Free online & talks (Tier 1 / Tier 2)
- The FAIR Institute (fairinstitute.org). 📋 Free material on quantitative risk and communicating it to executives — the practical home of "report risk in money." (Tier 2: a vendor-adjacent community; sound on method, read critically.)
- MITRE ATT&CK and the ATT&CK coverage / navigator tooling (attack.mitre.org). 🛡️ The basis for detection-coverage metrics (§36.3) — measure the fraction of relevant techniques you can actually detect, the sharpest answer to "what could an attacker do that we wouldn't see?"
- SANS / industry maturity-model and metrics talks. 🛡️📋 Many free conference talks walk real CISO board decks and metrics programs; search for "security metrics that matter" and "board reporting." (Tier 2: quality varies; favor talks by practicing CISOs who show real (sanitized) decks.)
- On vanity metrics generally — the broader product/analytics literature on "actionable vs. vanity metrics." 📋 Borrowed from outside security, it sharpens the core discriminator of §36.1 better than most security-specific sources. (Tier 2: general business writing; the principle transfers cleanly.)
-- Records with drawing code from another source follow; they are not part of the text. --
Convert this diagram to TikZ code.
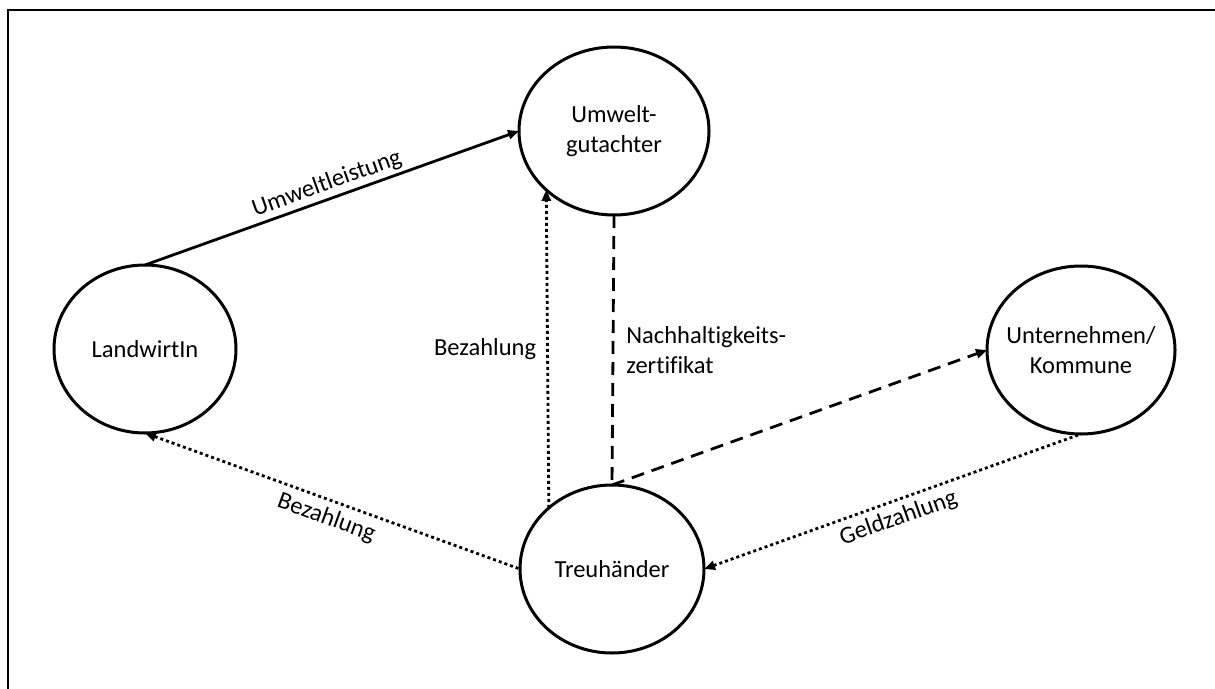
\documentclass[tikz,border=0pt]{standalone}
\usepackage{fontspec}
\setmainfont{Carlito}[Ligatures={NoCommon}]
\usetikzlibrary{shapes.geometric,arrows.meta}
\begin{document}
\begin{tikzpicture}[x=1pt,y=-1pt,
  actor/.style={ellipse, draw, line width=3pt, inner sep=0pt, outer sep=0pt, minimum height=168pt},
  txt/.style={font=\fontsize{24.5}{30}\selectfont, align=center},
  conn/.style={line width=2.8pt},
  tipend/.style={-{Triangle[length=11pt,width=9pt]}},
  tipstart/.style={{Triangle[length=11pt,width=9pt]}-},
  dashline/.style={conn, dash pattern=on 13pt off 8pt},
  dotline/.style={conn, dash pattern=on 3pt off 3pt},
]
\clip (0,0) rectangle (1215,688);
\useasboundingbox (0,0) rectangle (1215,688);
\draw[line width=2pt] (8,10) rectangle (1240,720);

\node[actor, minimum width=190pt, label={[txt]center:Umwelt-\\gutachter}] (ug) at (614,131) {};
\node[actor, minimum width=184pt, label={[txt]center:Treuhänder}] (th) at (612,569) {};
\node[actor, minimum width=182pt, label={[txt]center:LandwirtIn}] (lw) at (145,349) {};
\node[actor, minimum width=188pt, label={[txt]center:Unternehmen/\\Kommune}] (un) at (1081,350) {};

\draw[conn,tipend] (lw.north) -- node[txt, sloped, above, pos=0.5, inner sep=3pt] (l1) {Umweltleistung} (ug.west);
\draw[dotline,tipend] (th.136.7) -- node[txt, left, inner sep=10pt] (l2) {Bezahlung} (ug.221.7);
\draw[dashline] (ug.south) -- node[txt, right, align=left, inner sep=12pt] (l3) {Nachhaltigkeits-\\zertifikat} (th.north);
\draw[dashline,tipend] (th.north) -- (un.west);
\draw[dotline,tipstart] (lw.south) -- node[txt, sloped, below, inner sep=6pt] (l4) {Bezahlung} (th.west);
\draw[dotline,tipstart] (th.east) -- node[txt, sloped, below, inner sep=6pt] (l5) {Geldzahlung} (un.south);
\end{tikzpicture}
\end{document}
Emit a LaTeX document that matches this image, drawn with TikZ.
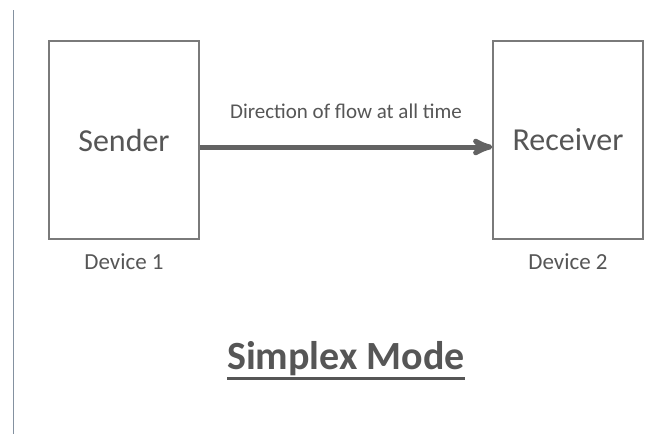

Tools to explore (in your own lab / program only)
- A one-screen board scorecard template. 📋🏗️ Build the Figure 36.3 layout in whatever you present with; the constraint of one screen, 5–7 metrics is the exercise. Start from the four board questions, not from your available data.
- An ATT&CK coverage map of your own detections. 🛡️ Lay your detection rules over the ATT&CK matrix to produce an honest detection-coverage percentage — the single most clarifying metrics exercise a SOC can do, and the one NorthRiver (Case Study 2) never did.
⚖️ Authorization & Ethics reminder: Metrics you report are testimony others rely on for legal and fiduciary duties. Source benchmarks honestly and label them directional, define metrics so they cannot be quietly gamed, and present uncertainty as uncertainty. Several sources above offer benchmark figures — cite them as approximate, never as precise fact (Chapter 39 returns to professional ethics).